## Requirements
Return exactly, and only, the lines from the one holding "What matplotlib code" through the one holding "from matplotlib.patches import Patch", both included; the pictures stay out.

## Provided material
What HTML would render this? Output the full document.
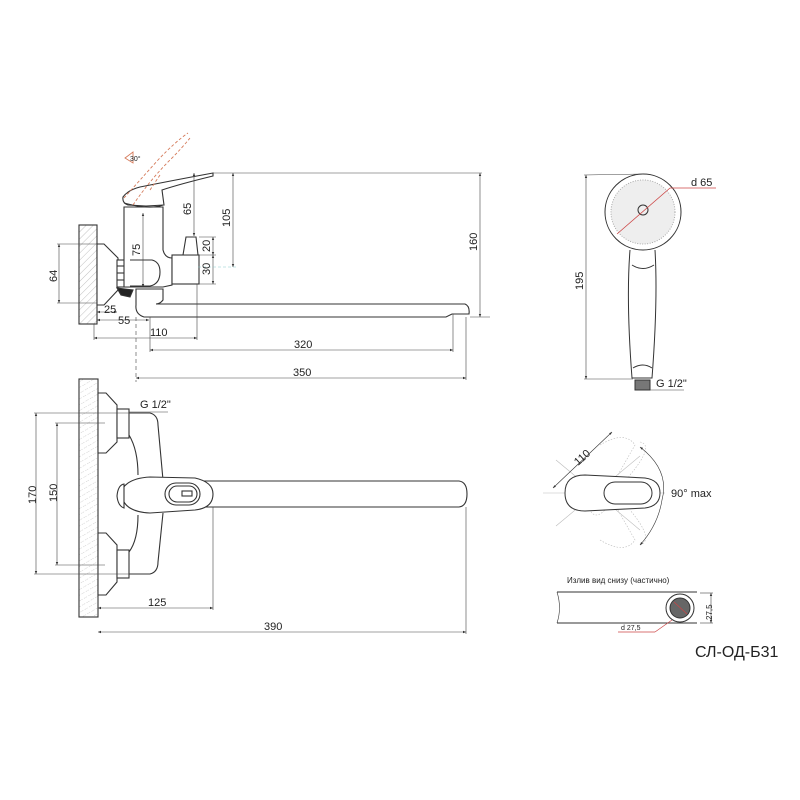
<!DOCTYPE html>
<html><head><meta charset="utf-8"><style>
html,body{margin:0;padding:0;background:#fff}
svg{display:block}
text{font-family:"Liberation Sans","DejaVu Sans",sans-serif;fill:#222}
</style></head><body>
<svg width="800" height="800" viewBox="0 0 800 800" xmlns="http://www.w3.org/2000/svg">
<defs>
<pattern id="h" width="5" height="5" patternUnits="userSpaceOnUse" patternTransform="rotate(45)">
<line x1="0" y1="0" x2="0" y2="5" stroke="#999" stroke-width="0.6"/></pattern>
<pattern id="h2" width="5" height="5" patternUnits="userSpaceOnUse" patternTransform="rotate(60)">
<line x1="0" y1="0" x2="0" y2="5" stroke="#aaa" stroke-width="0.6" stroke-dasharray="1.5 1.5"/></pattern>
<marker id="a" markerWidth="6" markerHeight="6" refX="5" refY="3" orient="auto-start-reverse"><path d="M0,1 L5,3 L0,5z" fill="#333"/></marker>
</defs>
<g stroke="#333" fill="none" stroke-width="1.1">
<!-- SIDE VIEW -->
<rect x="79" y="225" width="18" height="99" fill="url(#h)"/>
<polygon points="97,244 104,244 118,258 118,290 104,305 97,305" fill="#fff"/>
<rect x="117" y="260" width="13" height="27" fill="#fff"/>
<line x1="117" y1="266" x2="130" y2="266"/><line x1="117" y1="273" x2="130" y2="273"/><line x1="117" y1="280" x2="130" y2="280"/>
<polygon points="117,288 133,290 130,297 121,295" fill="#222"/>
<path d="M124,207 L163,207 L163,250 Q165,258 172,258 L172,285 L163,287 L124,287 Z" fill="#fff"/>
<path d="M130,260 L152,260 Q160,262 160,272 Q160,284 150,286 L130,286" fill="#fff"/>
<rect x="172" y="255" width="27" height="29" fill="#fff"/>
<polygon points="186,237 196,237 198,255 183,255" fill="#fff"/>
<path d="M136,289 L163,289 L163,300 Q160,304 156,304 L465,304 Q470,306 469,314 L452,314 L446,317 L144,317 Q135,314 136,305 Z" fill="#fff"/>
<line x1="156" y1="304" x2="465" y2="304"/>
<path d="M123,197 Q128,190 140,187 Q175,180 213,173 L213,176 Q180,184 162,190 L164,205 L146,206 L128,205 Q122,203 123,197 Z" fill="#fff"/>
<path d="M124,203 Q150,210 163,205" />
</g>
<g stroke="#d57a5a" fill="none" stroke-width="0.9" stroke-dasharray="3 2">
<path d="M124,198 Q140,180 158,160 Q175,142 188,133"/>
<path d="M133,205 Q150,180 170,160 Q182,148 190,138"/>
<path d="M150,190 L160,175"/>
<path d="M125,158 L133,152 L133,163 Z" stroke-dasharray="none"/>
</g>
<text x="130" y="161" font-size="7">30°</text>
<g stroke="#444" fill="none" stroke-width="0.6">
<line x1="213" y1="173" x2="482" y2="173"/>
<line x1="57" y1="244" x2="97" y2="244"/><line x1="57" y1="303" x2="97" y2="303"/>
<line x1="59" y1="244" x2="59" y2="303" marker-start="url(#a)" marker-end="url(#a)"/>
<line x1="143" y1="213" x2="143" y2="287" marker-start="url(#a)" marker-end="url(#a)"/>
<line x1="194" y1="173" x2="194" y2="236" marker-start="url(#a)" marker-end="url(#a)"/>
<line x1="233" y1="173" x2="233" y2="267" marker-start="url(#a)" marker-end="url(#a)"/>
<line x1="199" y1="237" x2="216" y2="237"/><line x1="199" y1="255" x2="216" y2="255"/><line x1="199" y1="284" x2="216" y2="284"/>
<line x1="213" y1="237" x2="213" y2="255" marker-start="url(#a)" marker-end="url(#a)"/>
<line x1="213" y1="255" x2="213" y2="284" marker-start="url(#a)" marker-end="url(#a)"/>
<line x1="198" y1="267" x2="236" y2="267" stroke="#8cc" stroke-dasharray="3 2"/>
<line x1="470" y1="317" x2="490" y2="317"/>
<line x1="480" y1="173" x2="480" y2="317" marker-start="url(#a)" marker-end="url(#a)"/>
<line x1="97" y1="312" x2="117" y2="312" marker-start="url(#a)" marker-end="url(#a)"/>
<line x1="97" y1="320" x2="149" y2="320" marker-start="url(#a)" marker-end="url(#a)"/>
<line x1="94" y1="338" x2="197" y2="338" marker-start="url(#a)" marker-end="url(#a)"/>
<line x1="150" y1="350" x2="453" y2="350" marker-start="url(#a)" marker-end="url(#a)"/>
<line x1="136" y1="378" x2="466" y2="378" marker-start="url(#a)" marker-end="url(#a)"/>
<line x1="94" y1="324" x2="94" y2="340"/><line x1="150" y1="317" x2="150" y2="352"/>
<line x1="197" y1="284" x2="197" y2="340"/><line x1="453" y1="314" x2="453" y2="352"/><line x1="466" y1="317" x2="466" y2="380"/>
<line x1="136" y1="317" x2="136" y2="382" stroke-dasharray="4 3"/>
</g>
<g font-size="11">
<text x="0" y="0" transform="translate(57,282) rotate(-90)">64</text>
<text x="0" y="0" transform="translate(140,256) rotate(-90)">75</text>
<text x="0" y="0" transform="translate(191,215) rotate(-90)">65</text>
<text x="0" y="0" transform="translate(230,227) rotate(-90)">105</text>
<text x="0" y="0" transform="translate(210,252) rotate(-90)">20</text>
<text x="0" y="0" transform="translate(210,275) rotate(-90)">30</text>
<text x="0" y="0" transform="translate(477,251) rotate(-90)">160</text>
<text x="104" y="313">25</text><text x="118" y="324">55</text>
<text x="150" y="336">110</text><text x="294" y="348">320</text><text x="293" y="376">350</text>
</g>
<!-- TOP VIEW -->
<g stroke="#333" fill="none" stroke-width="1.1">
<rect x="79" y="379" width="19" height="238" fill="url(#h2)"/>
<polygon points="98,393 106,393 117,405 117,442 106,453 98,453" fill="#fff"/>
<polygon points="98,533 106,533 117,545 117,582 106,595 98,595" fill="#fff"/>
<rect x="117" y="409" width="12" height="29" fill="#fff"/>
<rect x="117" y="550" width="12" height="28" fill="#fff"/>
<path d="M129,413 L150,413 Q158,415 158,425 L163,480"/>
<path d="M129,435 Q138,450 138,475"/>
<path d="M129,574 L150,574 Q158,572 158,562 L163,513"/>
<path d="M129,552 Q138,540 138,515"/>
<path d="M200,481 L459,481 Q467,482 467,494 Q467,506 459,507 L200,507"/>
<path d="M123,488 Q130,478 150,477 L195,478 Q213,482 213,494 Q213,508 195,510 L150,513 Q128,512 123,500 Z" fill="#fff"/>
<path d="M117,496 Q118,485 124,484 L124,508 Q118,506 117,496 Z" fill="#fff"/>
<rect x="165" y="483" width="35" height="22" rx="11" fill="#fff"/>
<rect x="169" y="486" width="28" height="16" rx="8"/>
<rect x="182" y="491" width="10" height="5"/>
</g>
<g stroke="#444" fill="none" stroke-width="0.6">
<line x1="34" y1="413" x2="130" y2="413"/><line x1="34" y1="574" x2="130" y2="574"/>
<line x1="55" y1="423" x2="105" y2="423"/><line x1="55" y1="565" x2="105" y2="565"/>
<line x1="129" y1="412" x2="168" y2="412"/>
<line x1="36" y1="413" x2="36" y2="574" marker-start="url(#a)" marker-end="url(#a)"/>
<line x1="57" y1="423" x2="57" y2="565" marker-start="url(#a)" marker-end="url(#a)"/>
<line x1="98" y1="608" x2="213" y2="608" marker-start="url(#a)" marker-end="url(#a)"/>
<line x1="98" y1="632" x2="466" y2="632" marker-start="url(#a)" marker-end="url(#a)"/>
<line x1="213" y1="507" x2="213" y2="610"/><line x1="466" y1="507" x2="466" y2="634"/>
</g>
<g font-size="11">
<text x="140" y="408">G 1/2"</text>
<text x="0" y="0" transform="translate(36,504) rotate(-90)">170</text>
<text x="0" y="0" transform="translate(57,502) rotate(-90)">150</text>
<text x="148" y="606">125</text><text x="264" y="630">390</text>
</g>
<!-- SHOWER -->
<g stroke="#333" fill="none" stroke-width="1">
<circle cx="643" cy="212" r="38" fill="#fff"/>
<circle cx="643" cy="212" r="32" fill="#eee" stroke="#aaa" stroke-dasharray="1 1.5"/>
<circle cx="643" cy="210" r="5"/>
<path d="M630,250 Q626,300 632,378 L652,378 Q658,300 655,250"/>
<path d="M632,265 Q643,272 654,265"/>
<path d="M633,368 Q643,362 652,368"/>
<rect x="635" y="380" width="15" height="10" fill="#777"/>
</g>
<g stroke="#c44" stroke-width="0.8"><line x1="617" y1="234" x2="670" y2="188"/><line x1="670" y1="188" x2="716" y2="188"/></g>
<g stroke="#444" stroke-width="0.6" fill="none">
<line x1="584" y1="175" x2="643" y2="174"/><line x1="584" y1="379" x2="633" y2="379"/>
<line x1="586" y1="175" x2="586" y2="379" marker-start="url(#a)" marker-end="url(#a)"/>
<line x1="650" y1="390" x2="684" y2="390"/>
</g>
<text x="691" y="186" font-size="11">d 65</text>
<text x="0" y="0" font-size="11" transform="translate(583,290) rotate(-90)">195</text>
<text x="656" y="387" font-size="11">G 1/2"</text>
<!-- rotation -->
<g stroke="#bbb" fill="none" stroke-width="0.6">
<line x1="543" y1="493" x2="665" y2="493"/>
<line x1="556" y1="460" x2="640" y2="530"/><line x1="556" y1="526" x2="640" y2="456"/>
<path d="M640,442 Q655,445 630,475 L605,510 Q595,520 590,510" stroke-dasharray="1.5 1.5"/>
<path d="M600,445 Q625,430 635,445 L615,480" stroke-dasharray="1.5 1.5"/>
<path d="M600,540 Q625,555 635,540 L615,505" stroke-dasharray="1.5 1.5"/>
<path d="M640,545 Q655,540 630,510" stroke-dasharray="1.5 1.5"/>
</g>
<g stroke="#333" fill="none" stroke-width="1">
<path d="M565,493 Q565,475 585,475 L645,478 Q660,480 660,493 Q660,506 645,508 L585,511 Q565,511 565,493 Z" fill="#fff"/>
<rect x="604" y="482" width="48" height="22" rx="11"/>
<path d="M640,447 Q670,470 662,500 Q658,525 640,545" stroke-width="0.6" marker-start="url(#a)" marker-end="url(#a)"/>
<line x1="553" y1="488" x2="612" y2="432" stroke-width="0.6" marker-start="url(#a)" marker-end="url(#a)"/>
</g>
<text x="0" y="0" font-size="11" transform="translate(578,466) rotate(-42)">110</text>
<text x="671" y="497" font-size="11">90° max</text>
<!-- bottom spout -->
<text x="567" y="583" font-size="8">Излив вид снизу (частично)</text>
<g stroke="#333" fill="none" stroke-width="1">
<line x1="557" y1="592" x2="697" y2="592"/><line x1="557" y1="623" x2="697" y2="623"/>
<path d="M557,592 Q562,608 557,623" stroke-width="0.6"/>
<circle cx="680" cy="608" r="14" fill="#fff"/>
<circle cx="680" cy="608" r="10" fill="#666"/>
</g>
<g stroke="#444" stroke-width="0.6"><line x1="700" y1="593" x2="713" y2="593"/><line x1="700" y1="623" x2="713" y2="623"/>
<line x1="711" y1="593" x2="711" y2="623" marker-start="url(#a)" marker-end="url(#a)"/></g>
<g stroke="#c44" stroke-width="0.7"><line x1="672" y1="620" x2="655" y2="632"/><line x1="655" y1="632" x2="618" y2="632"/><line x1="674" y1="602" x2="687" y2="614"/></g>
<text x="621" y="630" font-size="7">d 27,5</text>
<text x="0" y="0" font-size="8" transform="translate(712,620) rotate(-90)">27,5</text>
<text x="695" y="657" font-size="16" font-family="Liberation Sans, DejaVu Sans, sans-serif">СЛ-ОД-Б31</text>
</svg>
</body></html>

...

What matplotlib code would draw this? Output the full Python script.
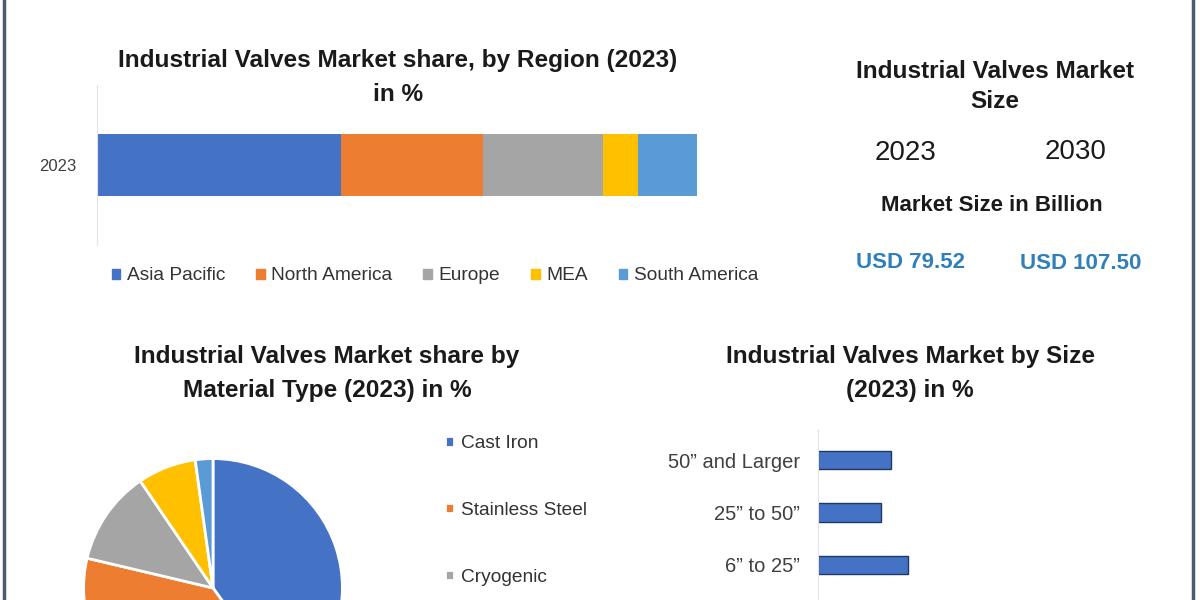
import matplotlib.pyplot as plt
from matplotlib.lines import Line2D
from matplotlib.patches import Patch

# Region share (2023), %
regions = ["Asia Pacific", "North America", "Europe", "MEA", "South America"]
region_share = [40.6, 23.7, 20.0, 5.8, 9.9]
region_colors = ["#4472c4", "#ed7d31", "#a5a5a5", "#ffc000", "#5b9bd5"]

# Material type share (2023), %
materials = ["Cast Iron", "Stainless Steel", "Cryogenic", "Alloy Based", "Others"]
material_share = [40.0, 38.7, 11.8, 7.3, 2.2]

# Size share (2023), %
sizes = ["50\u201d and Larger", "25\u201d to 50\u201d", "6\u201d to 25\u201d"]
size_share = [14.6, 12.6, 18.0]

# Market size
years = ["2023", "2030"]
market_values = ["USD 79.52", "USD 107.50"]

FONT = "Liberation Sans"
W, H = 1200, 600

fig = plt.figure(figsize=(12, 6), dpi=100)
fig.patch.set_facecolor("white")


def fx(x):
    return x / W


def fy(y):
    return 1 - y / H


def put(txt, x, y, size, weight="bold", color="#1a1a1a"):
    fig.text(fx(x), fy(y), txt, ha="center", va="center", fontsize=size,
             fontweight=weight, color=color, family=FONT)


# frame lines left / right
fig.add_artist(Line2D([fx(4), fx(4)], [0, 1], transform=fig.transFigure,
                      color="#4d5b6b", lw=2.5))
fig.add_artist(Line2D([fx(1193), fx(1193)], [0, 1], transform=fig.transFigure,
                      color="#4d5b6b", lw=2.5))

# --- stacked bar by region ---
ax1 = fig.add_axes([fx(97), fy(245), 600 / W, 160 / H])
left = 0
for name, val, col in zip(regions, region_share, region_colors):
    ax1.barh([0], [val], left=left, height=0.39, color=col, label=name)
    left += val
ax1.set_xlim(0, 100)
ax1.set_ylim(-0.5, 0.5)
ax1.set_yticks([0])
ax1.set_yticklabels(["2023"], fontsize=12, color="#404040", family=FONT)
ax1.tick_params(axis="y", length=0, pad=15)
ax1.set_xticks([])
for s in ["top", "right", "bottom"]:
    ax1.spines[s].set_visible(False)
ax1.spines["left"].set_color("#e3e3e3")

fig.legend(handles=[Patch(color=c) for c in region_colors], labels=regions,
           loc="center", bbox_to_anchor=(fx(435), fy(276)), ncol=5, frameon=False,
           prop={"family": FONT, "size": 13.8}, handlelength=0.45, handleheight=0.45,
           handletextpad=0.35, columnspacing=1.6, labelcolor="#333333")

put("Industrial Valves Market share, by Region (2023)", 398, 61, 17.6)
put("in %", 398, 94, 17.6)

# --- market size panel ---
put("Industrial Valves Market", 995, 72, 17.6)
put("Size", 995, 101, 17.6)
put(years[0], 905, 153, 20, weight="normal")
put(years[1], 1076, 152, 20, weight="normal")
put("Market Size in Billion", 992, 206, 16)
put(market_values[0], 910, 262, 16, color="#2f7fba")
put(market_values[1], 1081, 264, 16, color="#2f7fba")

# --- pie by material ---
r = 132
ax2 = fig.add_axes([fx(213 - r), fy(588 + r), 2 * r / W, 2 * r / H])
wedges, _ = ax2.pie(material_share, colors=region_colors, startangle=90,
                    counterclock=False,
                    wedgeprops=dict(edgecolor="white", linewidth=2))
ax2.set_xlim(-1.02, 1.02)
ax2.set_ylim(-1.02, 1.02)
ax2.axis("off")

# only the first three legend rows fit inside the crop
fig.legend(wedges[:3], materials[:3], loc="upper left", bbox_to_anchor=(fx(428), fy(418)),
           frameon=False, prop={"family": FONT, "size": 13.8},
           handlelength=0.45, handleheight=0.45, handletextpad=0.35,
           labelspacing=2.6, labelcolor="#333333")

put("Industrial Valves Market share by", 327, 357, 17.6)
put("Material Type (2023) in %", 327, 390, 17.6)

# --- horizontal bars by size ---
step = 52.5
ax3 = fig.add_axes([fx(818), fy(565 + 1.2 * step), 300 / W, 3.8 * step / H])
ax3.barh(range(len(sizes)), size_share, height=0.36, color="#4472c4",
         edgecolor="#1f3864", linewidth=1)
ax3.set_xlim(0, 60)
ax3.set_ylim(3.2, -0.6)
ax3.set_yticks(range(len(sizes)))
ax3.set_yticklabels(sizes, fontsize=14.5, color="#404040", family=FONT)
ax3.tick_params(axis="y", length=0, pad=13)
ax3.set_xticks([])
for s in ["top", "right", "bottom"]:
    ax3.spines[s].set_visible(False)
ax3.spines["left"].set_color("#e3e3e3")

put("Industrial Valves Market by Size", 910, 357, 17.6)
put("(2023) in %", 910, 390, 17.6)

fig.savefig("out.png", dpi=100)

...

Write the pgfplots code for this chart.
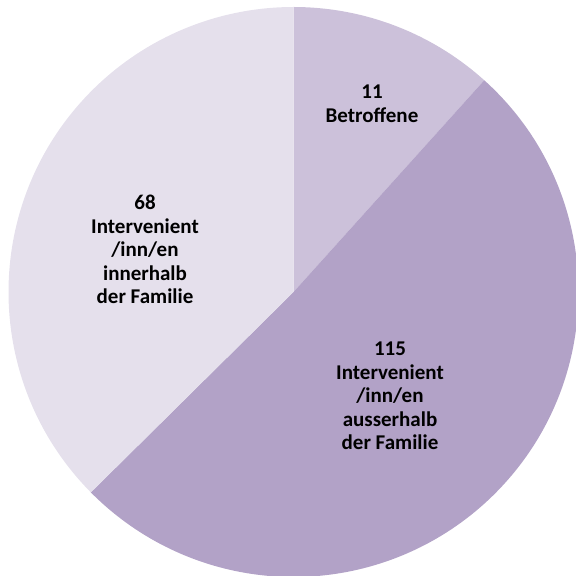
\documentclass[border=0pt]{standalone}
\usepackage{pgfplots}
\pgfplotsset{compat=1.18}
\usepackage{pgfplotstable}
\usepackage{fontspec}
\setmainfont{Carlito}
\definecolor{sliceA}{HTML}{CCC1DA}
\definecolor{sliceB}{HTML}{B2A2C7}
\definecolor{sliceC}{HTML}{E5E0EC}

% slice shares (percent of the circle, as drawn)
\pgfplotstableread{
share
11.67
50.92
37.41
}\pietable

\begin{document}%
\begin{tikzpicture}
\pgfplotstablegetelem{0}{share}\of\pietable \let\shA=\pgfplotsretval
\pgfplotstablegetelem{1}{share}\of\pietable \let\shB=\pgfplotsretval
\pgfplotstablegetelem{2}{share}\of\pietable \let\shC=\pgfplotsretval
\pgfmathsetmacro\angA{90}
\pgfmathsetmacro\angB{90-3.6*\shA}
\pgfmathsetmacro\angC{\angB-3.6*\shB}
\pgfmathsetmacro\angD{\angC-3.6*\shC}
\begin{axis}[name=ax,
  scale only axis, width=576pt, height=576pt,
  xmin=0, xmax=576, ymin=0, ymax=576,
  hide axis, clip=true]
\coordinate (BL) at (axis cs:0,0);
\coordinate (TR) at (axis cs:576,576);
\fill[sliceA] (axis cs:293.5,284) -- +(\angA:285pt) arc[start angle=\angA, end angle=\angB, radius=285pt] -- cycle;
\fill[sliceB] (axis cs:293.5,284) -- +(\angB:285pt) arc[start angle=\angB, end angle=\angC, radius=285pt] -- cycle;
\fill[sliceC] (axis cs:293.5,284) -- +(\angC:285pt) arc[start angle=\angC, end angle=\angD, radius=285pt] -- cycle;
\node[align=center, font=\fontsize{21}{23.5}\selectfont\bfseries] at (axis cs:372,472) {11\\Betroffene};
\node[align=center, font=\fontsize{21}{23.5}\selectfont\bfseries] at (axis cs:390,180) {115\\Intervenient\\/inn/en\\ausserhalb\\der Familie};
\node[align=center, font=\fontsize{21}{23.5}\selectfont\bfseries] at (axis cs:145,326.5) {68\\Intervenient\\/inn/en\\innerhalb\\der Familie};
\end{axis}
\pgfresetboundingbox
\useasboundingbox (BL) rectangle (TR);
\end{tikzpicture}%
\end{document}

## Finished answer
What matplotlib code would draw this? Output the full Python script.
import matplotlib.pyplot as plt
from matplotlib.lines import Line2D
from matplotlib.patches import Patch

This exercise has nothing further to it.